Informal home lodging has long been commonplace in Sinuiju and other parts of North Korea, with people quietly taking in out-of-town travelers for a fee without registering them with authorities. Demand for such arrangements has persisted because using official accommodation facilities required extensive paperwork and cumbersome approval procedures, making private lodging a practical preference for business travelers and traders alike.

Authorities have periodically cracked down on the practice in the past, but operators typically absorbed the cost of bribing inspectors and continued regardless, making the activity difficult to eradicate.

State streamlines guesthouses to win over travelers

The atmosphere has shifted in recent months. Authorities are now simultaneously stepping up enforcement against unlicensed lodging and actively steering travelers toward official facilities, as part of a broader effort to tighten control over internal population movement.

“Those who have already been flagged multiple times are now being told point-blank that things won’t be resolved with words this time, with expulsion explicitly mentioned as a possibility,” the source said. “People who depended on home lodging for their livelihood are feeling quite squeezed.”

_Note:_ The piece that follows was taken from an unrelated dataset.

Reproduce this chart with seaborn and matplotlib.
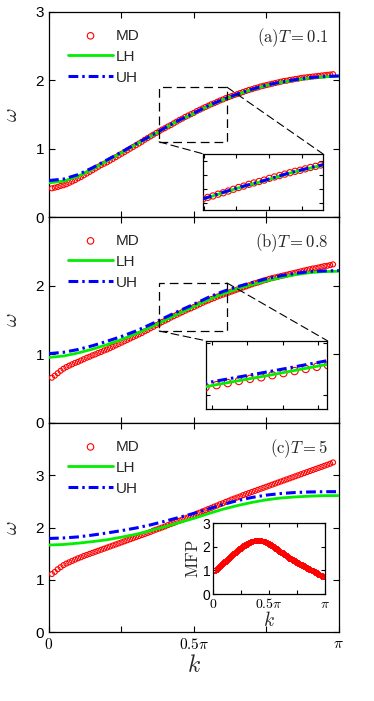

As inspection risks have risen, more private households are either declining to take in outside visitors altogether or sharply raising their rates, the source said.

The combined effect has been a noticeable uptick in the use of state guesthouses and inns. While unlicensed private lodging is contracting under enforcement pressure, official accommodation facilities are seeing more guests.

Part of the reason is that the authorities have made it easier to use them. Whereas state guesthouses previously required travelers to present multiple certificates and navigate formal approval processes, an increasing number of facilities now only require a citizen registration card, a stated travel purpose, and basic personal details.

“With private lodging prices going up, even people traveling for business or trade are starting to say they might as well just use a guesthouse,” the source said. “The state is also encouraging guesthouse use by simplifying the procedures.”

From the authorities’ perspective, the arrangement offers a clear advantage: official accommodation facilities make it far easier to monitor and record population movement than dispersed private homes. “If they keep making the procedures this simple, people won’t have much reason to insist on staying in private homes,” the source added.